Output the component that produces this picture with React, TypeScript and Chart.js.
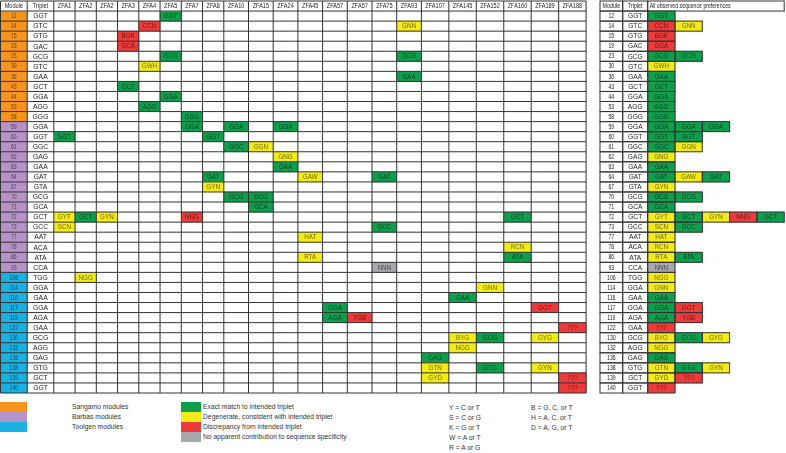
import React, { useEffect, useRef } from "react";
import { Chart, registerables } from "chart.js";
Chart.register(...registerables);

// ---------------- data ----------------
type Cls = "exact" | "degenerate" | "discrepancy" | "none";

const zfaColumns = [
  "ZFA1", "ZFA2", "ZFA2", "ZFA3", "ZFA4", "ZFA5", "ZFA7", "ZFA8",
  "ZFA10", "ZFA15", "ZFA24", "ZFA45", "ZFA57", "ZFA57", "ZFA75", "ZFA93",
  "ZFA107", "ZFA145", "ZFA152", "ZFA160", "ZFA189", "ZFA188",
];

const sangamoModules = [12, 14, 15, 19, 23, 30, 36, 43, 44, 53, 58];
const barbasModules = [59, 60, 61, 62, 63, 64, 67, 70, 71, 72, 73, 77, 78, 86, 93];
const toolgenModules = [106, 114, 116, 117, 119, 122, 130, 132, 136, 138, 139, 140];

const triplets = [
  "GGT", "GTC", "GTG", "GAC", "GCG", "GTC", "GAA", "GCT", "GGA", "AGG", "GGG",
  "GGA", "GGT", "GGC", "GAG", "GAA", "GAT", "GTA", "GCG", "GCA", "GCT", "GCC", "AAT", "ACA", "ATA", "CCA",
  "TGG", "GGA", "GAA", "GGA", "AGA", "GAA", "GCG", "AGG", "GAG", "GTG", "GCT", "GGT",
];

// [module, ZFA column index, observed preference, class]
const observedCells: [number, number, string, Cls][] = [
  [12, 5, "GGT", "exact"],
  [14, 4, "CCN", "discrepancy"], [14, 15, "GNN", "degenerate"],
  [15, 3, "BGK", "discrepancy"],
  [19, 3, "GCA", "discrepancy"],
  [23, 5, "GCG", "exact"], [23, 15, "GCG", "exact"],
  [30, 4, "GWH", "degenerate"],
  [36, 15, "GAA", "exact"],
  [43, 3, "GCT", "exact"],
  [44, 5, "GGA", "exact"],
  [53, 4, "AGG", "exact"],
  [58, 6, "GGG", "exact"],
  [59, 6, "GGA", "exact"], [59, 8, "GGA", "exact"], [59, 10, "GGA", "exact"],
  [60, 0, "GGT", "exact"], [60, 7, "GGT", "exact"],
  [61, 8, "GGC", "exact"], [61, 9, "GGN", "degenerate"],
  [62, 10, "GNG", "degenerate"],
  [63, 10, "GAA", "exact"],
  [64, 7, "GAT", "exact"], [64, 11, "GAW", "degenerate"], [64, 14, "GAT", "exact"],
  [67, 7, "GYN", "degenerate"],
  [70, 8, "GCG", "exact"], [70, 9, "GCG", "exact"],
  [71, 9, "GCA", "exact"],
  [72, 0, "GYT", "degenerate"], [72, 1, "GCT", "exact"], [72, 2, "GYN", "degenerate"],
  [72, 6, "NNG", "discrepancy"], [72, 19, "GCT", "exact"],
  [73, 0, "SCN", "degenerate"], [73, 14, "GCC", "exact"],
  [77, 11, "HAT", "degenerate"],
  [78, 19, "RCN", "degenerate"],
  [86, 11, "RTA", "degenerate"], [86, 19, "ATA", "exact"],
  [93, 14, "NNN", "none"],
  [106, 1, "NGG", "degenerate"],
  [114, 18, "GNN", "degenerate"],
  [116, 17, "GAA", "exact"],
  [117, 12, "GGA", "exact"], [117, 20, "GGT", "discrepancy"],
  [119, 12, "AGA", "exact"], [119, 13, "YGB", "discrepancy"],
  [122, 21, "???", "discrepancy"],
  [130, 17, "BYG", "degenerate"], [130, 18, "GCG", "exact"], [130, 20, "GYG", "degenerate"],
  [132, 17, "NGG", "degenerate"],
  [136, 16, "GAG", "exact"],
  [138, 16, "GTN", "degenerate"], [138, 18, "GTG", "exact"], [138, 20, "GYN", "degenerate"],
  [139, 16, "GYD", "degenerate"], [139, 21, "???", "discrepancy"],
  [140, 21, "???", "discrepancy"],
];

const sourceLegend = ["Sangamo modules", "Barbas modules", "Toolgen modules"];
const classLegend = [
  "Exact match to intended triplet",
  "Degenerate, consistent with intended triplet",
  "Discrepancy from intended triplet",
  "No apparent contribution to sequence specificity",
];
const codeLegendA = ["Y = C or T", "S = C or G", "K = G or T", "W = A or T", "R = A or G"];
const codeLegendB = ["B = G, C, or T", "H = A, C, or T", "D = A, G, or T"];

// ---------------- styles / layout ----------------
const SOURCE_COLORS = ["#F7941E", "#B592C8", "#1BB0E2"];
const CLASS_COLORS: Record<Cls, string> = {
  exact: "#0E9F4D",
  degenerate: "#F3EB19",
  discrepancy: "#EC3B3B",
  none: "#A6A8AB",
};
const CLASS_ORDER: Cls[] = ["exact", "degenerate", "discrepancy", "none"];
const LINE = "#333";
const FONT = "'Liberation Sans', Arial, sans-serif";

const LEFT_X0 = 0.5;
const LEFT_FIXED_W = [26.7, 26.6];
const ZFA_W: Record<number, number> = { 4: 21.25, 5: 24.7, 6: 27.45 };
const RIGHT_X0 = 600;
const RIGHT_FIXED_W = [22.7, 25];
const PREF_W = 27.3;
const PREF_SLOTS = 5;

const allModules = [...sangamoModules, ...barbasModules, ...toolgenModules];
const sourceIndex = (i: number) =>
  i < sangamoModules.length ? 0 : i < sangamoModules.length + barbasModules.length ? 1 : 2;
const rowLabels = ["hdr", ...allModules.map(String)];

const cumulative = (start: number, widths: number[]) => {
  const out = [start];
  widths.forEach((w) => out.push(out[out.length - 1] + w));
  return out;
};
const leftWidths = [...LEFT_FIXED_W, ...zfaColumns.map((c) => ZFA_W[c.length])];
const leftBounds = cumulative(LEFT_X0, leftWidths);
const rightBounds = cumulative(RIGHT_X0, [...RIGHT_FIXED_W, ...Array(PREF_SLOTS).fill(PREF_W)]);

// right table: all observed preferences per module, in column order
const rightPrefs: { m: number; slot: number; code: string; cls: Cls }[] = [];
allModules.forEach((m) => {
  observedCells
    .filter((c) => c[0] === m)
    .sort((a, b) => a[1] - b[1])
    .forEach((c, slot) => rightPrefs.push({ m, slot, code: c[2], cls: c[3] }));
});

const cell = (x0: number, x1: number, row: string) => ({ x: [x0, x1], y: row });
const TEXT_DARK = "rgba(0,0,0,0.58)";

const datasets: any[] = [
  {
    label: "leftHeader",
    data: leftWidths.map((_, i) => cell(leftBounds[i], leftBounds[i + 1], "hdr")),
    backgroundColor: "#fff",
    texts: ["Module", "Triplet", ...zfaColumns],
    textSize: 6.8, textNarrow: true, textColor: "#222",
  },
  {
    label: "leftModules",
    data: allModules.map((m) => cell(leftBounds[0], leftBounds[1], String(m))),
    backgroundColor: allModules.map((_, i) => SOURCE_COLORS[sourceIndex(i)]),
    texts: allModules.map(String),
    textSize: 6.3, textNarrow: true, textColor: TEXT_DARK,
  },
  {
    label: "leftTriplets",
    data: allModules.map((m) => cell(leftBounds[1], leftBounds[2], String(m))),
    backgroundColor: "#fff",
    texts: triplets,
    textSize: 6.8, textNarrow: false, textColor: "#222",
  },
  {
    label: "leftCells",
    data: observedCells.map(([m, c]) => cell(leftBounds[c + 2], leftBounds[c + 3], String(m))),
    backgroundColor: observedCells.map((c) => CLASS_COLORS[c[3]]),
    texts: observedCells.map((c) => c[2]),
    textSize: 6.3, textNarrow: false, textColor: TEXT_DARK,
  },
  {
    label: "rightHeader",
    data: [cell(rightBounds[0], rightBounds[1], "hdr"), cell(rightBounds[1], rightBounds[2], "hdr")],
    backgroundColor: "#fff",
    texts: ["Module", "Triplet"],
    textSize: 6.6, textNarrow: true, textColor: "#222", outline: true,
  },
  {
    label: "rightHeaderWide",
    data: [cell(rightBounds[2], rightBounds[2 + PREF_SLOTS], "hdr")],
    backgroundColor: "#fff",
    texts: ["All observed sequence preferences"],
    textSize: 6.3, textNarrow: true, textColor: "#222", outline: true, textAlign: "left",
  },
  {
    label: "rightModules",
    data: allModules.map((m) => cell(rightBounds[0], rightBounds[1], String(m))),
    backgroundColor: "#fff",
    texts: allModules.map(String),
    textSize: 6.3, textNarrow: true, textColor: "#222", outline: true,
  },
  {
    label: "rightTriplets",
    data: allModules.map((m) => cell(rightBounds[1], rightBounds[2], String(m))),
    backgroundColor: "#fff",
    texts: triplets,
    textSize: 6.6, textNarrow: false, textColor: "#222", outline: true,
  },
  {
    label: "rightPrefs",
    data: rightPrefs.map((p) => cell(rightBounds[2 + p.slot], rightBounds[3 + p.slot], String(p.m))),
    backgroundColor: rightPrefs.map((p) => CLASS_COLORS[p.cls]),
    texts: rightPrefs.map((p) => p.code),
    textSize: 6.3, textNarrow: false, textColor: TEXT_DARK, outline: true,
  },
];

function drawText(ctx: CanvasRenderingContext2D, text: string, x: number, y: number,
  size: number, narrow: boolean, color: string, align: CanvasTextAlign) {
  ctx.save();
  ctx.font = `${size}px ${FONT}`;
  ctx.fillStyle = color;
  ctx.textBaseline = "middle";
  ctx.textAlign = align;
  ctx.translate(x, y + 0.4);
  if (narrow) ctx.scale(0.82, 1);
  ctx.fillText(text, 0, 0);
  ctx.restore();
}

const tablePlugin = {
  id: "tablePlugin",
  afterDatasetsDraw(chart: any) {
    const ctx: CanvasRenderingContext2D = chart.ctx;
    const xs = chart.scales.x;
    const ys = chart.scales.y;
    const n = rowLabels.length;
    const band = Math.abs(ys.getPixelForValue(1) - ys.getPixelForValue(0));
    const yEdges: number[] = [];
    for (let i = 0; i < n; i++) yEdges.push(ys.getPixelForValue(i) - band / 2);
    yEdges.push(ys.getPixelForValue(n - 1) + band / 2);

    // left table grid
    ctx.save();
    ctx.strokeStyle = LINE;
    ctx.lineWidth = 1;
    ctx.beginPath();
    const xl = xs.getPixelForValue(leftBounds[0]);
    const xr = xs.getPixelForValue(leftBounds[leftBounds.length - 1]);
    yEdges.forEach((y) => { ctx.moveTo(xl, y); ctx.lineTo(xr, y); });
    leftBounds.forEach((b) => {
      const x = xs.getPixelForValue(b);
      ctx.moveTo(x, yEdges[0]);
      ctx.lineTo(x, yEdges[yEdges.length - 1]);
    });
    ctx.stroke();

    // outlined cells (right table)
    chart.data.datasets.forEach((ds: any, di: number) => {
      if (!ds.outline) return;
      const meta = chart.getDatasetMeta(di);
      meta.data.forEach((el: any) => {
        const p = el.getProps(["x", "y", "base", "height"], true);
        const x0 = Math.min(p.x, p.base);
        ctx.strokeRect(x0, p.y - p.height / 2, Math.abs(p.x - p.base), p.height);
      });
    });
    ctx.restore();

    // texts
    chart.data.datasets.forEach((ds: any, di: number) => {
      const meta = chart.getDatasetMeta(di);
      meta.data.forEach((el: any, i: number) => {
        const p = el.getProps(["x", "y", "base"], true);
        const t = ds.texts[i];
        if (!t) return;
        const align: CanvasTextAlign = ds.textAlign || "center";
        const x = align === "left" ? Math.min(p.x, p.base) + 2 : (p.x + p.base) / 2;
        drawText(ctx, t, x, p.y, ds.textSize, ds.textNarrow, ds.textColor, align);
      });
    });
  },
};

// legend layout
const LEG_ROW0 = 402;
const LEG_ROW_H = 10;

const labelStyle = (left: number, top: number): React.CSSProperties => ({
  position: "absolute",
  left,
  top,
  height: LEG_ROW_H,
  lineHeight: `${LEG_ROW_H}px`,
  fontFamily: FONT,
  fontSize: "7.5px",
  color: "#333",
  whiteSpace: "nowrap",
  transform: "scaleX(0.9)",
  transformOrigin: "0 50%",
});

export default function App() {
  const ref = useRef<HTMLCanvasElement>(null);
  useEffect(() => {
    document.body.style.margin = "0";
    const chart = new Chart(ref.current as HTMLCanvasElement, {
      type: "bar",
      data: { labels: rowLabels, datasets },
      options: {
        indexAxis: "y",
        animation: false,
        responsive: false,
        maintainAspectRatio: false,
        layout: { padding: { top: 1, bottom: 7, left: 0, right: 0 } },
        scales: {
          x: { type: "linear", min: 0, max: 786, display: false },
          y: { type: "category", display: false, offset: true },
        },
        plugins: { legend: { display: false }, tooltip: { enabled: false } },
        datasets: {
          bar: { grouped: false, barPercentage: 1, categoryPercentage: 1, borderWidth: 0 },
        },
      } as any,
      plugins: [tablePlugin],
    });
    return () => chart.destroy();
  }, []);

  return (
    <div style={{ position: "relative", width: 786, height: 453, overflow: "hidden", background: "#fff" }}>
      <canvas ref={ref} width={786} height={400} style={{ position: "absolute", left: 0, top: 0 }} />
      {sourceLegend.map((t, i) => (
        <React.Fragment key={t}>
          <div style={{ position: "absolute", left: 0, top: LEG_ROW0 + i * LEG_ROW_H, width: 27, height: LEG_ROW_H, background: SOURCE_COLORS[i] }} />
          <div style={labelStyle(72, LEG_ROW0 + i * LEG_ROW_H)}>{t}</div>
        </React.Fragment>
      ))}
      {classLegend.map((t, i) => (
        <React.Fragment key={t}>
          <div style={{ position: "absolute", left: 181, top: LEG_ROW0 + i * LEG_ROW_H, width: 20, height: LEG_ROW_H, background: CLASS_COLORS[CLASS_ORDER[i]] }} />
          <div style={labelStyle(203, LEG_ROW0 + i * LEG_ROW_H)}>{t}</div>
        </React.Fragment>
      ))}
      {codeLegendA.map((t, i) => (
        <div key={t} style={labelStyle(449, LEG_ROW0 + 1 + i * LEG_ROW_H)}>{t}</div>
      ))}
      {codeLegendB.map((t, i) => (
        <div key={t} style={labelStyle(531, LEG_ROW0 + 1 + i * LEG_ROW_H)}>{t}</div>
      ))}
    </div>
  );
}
◇ ◇ ◇ ◇
Restate only the lines running from the start of the material above through the line containing "Chart.register(...registerables);", ends included. No pictures.

Output the component that produces this picture with React, TypeScript and Chart.js.
import React, { useEffect, useRef } from "react";
import { Chart, registerables } from "chart.js";
Chart.register(...registerables);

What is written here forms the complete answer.